The National Security Agency recently achieved its goals to shed around 2,000 people from its workforce this year, according to three people familiar with the spy agency’s posture. The people spoke on the condition of anonymity because the milestone has not been made public.
The reductions include a mix of civilian employees who were terminated, voluntarily left or took deferred resignation offers, where they agree to leave government service early while still being paid for a set time period.
The figure marks a historic staffing reduction for the spy agency, one of the largest in the U.S. intelligence enterprise, and reflects monthslong pressures from the second Trump administration to downsize the federal government and clean out alleged bloat and politicization in its spy offices.
The Washington Post and The Record, the news unit of cybersecurity firm Recorded Future, first reported the NSA’s and the broader intelligence community’s downsizing goals in May.
Employees at the nation’s various spy agencies were initially extended deferred resignation offers in February.
The exact number of people remaining at NSA this year is not clear. The signals intelligence giant’s full workforce numbers are classified from public view so foreign adversaries can’t use the information to assess how the U.S. devotes resources to spying activities.
An NSA spokesperson declined to comment.
The NSA specializes in hacking and foreign eavesdropping and is deemed a “combat support agency” that faces oversight from both the Office of the Director of National Intelligence and the Defense Department. Other combat support arms include the Defense Intelligence Agency — which focuses on military intelligence — and the National Geospatial-Intelligence Agency, which captures and analyzes imagery from space.
The NSA’s positioning potentially subjects the agency to further reductions as Defense Secretary Pete Hegseth seeks to reduce DOD’s budget by some 8% over the next five years.
The agency has also been reorganizing some of its mission priorities, two of the people said, though one of them stressed this is not uncommon when new presidential administrations enter.

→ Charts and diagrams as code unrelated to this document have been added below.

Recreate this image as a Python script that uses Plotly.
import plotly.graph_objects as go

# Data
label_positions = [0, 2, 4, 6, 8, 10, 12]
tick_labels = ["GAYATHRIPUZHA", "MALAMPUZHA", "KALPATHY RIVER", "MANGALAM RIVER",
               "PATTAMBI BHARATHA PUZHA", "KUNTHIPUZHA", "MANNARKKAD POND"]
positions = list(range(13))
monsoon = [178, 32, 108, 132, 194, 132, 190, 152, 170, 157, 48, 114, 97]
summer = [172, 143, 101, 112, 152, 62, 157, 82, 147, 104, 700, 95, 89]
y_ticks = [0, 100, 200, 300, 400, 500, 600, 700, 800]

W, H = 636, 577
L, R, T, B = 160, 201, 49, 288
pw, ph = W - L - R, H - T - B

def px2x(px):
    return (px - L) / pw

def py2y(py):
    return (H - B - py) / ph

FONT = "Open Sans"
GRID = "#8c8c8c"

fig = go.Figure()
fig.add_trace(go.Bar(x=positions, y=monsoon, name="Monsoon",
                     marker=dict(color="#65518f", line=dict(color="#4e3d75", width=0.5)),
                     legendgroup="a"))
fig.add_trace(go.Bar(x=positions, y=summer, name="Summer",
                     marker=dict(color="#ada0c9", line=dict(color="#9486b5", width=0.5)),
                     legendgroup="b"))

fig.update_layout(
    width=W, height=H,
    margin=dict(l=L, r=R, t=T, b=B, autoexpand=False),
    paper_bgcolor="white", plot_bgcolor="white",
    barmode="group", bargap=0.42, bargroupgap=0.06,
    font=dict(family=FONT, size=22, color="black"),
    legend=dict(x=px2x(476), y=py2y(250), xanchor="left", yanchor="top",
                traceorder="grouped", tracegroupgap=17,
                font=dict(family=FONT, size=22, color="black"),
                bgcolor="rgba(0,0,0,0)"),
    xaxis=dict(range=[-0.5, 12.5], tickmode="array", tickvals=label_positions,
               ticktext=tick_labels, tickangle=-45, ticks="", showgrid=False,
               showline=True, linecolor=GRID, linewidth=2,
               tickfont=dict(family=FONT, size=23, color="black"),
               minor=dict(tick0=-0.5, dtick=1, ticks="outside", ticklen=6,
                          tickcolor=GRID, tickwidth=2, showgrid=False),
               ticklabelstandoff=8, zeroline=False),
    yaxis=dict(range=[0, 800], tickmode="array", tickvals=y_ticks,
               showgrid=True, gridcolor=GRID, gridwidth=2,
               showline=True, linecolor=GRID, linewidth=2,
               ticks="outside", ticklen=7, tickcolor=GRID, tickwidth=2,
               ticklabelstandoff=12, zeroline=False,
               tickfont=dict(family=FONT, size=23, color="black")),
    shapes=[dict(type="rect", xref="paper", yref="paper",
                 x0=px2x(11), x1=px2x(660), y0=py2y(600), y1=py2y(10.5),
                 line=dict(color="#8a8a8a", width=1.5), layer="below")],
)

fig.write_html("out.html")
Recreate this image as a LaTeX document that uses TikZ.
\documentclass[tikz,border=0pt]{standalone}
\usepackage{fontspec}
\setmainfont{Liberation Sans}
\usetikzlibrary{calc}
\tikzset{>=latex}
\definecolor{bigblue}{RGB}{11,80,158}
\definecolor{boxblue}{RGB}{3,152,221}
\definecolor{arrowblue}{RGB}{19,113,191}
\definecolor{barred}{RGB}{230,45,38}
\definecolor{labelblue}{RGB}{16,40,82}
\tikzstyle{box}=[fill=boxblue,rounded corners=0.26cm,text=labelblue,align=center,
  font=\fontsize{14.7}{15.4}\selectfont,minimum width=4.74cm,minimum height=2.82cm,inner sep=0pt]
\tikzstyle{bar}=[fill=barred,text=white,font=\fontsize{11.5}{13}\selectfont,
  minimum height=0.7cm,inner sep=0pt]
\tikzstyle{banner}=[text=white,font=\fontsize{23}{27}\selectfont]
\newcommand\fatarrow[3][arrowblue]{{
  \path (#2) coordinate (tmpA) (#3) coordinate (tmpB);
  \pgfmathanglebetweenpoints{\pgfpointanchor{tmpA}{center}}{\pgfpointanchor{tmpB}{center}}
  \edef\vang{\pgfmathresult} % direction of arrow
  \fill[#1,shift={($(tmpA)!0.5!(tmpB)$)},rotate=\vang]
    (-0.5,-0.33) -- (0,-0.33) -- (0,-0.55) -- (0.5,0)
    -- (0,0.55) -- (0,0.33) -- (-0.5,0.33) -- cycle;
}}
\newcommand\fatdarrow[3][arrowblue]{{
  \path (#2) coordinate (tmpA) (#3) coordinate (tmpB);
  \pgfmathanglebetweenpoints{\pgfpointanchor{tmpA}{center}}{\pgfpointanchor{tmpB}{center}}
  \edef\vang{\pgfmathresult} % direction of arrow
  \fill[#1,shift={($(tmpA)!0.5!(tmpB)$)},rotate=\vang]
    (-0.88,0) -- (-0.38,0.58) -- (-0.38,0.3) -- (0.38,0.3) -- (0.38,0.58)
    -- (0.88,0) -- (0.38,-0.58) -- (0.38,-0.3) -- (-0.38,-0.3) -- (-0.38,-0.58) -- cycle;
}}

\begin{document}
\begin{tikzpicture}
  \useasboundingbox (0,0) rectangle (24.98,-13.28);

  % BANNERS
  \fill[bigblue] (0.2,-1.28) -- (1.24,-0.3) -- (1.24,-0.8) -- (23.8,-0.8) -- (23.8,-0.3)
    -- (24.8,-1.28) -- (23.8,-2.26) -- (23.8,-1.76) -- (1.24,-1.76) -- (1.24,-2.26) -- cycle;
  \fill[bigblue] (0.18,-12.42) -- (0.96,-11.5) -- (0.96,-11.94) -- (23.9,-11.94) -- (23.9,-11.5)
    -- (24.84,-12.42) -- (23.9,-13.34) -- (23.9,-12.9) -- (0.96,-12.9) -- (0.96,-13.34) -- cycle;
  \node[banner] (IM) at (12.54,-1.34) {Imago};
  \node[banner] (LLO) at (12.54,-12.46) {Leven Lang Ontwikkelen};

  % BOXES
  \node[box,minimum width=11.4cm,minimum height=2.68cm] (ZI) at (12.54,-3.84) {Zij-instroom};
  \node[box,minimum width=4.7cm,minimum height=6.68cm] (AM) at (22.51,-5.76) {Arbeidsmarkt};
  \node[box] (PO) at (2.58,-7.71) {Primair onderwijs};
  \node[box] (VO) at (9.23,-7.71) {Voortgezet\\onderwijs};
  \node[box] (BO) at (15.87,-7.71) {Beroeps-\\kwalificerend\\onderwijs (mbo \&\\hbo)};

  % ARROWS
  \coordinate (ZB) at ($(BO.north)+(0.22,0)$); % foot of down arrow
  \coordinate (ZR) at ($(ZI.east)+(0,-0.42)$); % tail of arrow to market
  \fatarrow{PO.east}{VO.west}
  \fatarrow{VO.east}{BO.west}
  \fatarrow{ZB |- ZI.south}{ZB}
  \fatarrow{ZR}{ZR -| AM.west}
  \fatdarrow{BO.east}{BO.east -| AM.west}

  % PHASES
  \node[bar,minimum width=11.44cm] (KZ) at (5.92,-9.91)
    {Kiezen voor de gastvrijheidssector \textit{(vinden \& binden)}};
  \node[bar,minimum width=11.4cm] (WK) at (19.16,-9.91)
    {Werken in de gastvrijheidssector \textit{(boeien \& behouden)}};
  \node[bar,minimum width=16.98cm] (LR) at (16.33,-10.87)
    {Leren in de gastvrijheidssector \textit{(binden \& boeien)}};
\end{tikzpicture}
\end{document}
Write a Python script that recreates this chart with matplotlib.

That said, workforce concerns have prevailed. Throughout this year, Lt. Gen. William Hartman, NSA’s acting director who also leads U.S. Cyber Command in a dual-hatted role, has held multiple all-hands calls with the agency’s workforce, where limited Q&A was allowed, said the second person.
Hartman has led NSA and Cyber Command in an acting capacity since April after the firing of Gen. Timothy Haugh, which was fueled by far-right activist Laura Loomer. The NSA’s top lawyer, April Falcon Doss, was also let go after Loomer advised that she leave the agency. Those events unfolded as leading officials from the agency and the combatant command have voluntarily departed this year.
Army Lt. Gen. Joshua Rudd, the deputy commander of U.S. Indo-Pacific Command, has surfaced as the White House’s leading choice to head the agency and digital military command, two other people familiar with the matter said. The Record first reported Rudd’s emergence as top contender for the position.
The NSA has been facing waves of internal strain and lower morale across its workforce amid a mix of leadership gaps, program cuts and recent extensions of deferred resignation offers, Nextgov/FCW reported last month.